Libyan military routs Western-backed rebels
By Abayomi Azikiwe
Editor, Pan-African News Wire
Mar 16, 2011
March 13 — Libyan government forces have taken several towns both east
and west of Tripoli, the capital, driving out rebel groups that have been
calling for military intervention by the imperialist states. Morale among the
opposition is reportedly declining in Benghazi, which has been the de facto
headquarters of the rebels.
The United States and the European powers in NATO have been supporting and
trying to coordinate the actions of these groups, but their weakness prompted
NATO to hold a strategy meeting on March 10.
Libyan leader Moammar Gadhafi has maintained that the rebels are backed by
the Western imperialist countries and that they are attempting to divide the
country along regional and tribal lines. Since the beginning of the unrest, the
corporate media outlets in the U.S. and around the world have given
unconditional support to the rebel groups.
All the major imperialist states are lined up against the Libyan government
in their demand that Gadhafi and his supporters be overthrown.
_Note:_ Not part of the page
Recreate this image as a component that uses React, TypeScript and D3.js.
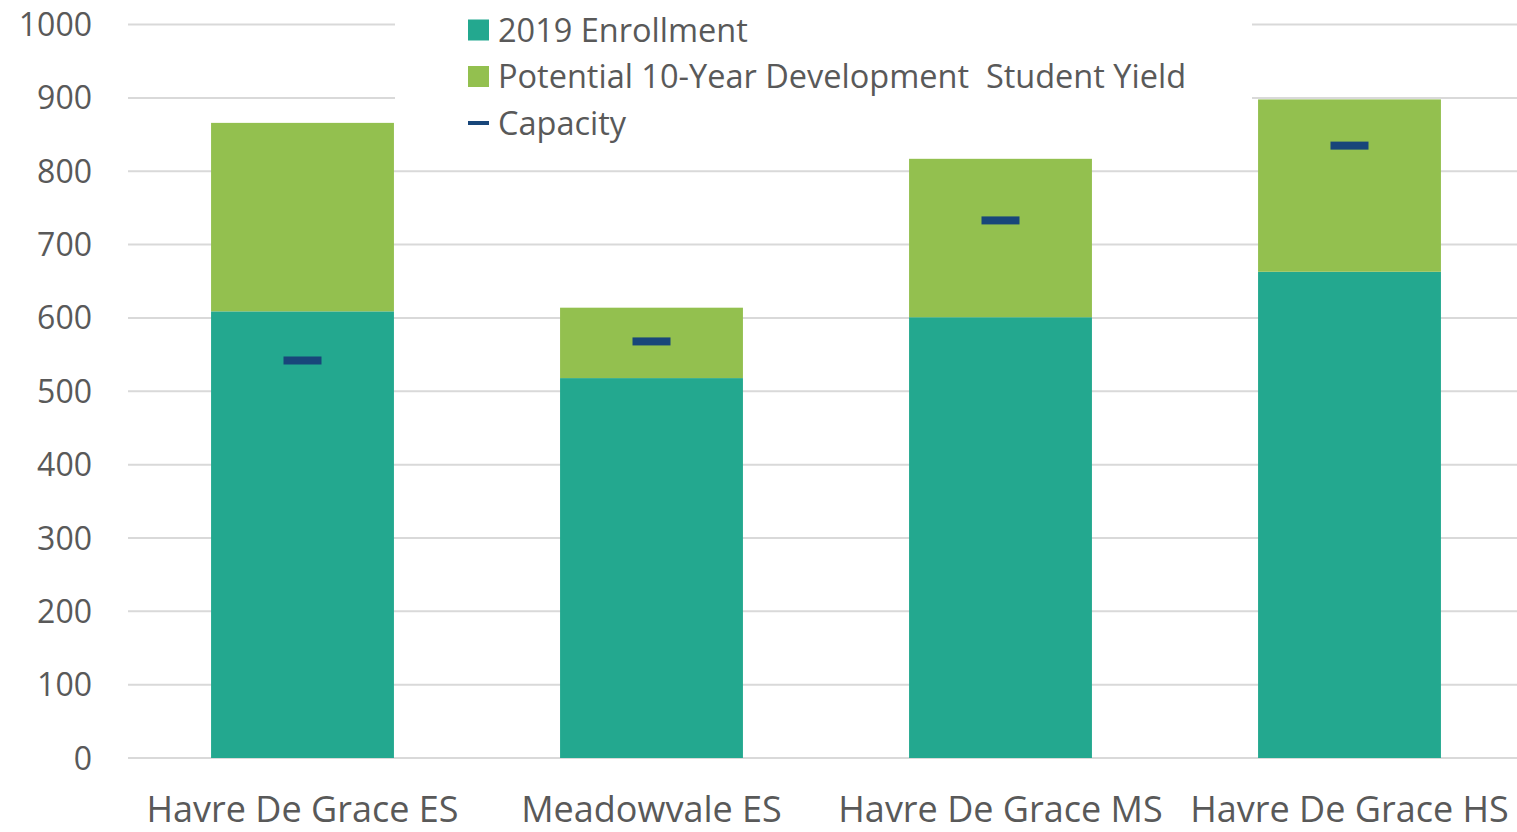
import React from "react";
import * as d3 from "d3";

const categories = ["Havre De Grace ES", "Meadowvale ES", "Havre De Grace MS", "Havre De Grace HS"];
const enrollment = [609, 518, 601, 663];
const studentYield = [257, 96, 216, 235];
const capacity = [542, 568, 733, 835];
const yTicks = [0, 100, 200, 300, 400, 500, 600, 700, 800, 900, 1000];
const legendLabels = ["2019 Enrollment", "Potential 10-Year Development  Student Yield", "Capacity"];

const W = 1517;
const H = 832;
const FONT = "'Open Sans', sans-serif";

export default function App() {
  const left = 128;
  const right = 1524;
  const top = 24.6;
  const bottom = 758;
  const x = d3.scaleBand<string>().domain(categories).range([left, right]).paddingInner(0.476).paddingOuter(0.238);
  const y = d3.scaleLinear().domain([0, 1000]).range([bottom, top]);
  const green1 = "#23A88F";
  const green2 = "#93C04F";
  const navy = "#18467A";
  const textColor = "#595959";

  return (
    <svg width={W} height={H} style={{ position: "absolute", left: 0, top: 0 }}>
      <rect x={0} y={0} width={W} height={H} fill="#fff" />
      {yTicks.map((t) => (
        <g key={t}>
          <line x1={left} x2={W} y1={y(t)} y2={y(t)} stroke="#D9D9D9" strokeWidth={2} />
          <text x={92} y={y(t)} dy="0.36em" textAnchor="end" fontFamily={FONT} fontSize={32} fill={textColor}>
            {t}
          </text>
        </g>
      ))}
      {categories.map((c, i) => {
        const bx = x(c)!;
        const bw = x.bandwidth();
        return (
          <g key={c}>
            <rect x={bx} y={y(enrollment[i])} width={bw} height={y(0) - y(enrollment[i])} fill={green1} />
            <rect
              x={bx}
              y={y(enrollment[i] + studentYield[i])}
              width={bw}
              height={y(enrollment[i]) - y(enrollment[i] + studentYield[i])}
              fill={green2}
            />
            <rect x={bx + bw / 2 - 19} y={y(capacity[i]) - 4} width={38} height={8} fill={navy} />
            <text x={bx + bw / 2} y={822} textAnchor="middle" fontFamily={FONT} fontSize={36} fill={textColor}>
              {c}
            </text>
          </g>
        );
      })}
      <rect x={395} y={4} width={857} height={136} fill="#fff" />
      {legendLabels.map((l, i) => {
        const cy = 30 + i * 46.5;
        return (
          <g key={l}>
            {i < 2 ? (
              <rect x={468} y={cy - 10.5} width={21} height={21} fill={i === 0 ? green1 : green2} />
            ) : (
              <rect x={468} y={cy - 2} width={21} height={4} fill={navy} />
            )}
            <text
              x={498}
              y={cy}
              dy="0.36em"
              fontFamily={FONT}
              fontSize={32.5}
              fill={textColor}
              style={{ whiteSpace: "pre" }}
            >
              {l}
            </text>
          </g>
        );
      })}
    </svg>
  );
}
Nonetheless,
these Western countries are divided over the best way to remove the current
government and gain control over the oil and natural gas resources inside this
North African state.
U.S. forces bogged down
U.S. military forces have already suffered tremendous defeats and setbacks
in Iraq and Afghanistan. Inside Afghanistan the Pentagon has ordered more than
a thousand bombing missions per month and deployed more than 100,000 U.S. and
NATO troops. Nevertheless, the resistance forces are growing significantly.
The U.S. has no strategy for the decisive defeat of the resistance in
Afghanistan or Pakistan, where the war has spread even wider under the Obama
administration. Obama dispatched an additional 30,000 troops to Afghanistan in
late 2009, but these new units have failed to bring the country under the
control of the U.S. military forces. In Pakistan, U.S. and NATO policy has only
succeeded in creating more adversaries.
Despite the official U.S. position on Iraq that the “surge”
worked and that the combat mission is over, Pentagon forces are still being
killed in the country. Invaded in 2003 and occupied by U.S. forces ever since,
Iraq today is by no means stable or self-sufficient.
Just recently, hundreds of thousands of Iraqis protested against the
horrendous conditions prevalent inside the country, which include poor drinking
water, lack of utility services, high unemployment, and soaring food and fuel
prices. Dozens of demonstrators were killed by the U.S.-trained security forces
in February and March. These demonstrations, and the brutality with which they
were treated, garnered virtually no press coverage inside the U.S.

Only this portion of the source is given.